The definition of non-deadly force, Section 2.02, includes the specific instruments normally available to an officer. Physical strength or skill, mace or the baton is neither "likely" nor "intended" to cause great bodily harm if properly used. No one, however, will dispute the fact that the improper and unreasonable use of any of the above methods or instruments could cause severe injury and even death.

Section 4.01 calls attention to the fact that law and sound police practice recognize the need to apply reasonable non-deadly force where necessary and practical. However, if the circumstances are such that non-deadly force would be ineffective, or its use would not prevent great bodily harm to the officer or a third party, it would be justifiable to use deadly force.

In an effort to minimize the possibility of unnecessary force, these rules establish an escalating scale of force. The lowest, least drastic method of a police officer using force would be physical strength and skill (holding, throwing, restraining, pushing, pulling, singly or with help from other officers). Physical prowess is a reasonable method of overcoming the resistance of a person who is unarmed or simply failing to abide by the officers lawful command to submit.

There are few situations where an officer should resort to any force greater than physical prowess. Escalating this type of force may mean simply bringing in more officers. It should be remembered that good police procedure dictates that, on potentially hazardous calls for service, more than one officer should be automatically assigned and reinforcements should be called upon, if necessary The key to restraint and diminishing resistance is superiority of manpower, and no officer should ever be faulted for requesting assistance. The officer who enters a bar room brawl or domestic disturbance alone, unless absolutely necessary or when a cover unit is not available, is in need of retraining. The theory behind superiority of manpower involves not only the protection of the officer, but also the protection of the person to be taken into custody.
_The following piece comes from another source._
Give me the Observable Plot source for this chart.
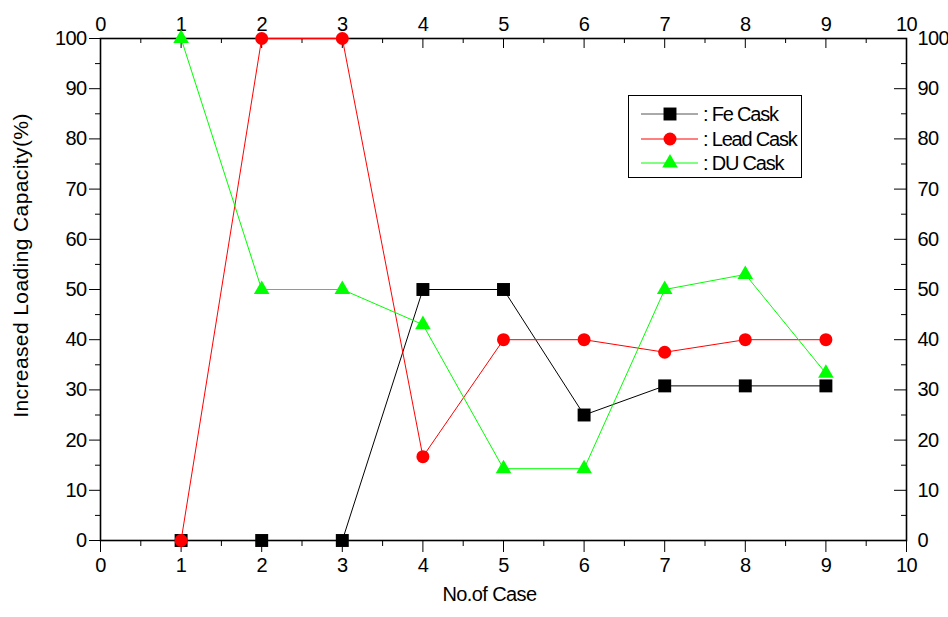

One man may not have the ability to effectively control a subject and must therefore resort to a degree of force greater than if two officers simply restrained the individual. Although both forms of force may constitute lawful violence in that they were reasonable under the circumstances, the latter is by far a more effective and superior police tactic.

Section 4.03 refers to the use of chemical mace in rendering the resistor incapable of further resistance. Chemical mace should be used only if physical strength and skill are ineffective or impractical. Although mace can be used effectively in most cases, there have been instances where mace has simply not been successful or has further angered the subject, resulting in increased aggression.

In instances where physical strength and skill or mace are ineffective or their use might constitute a danger to the officer or a third party, the officer is justified in using the baton or sap to overcome resistance and to end the conflict.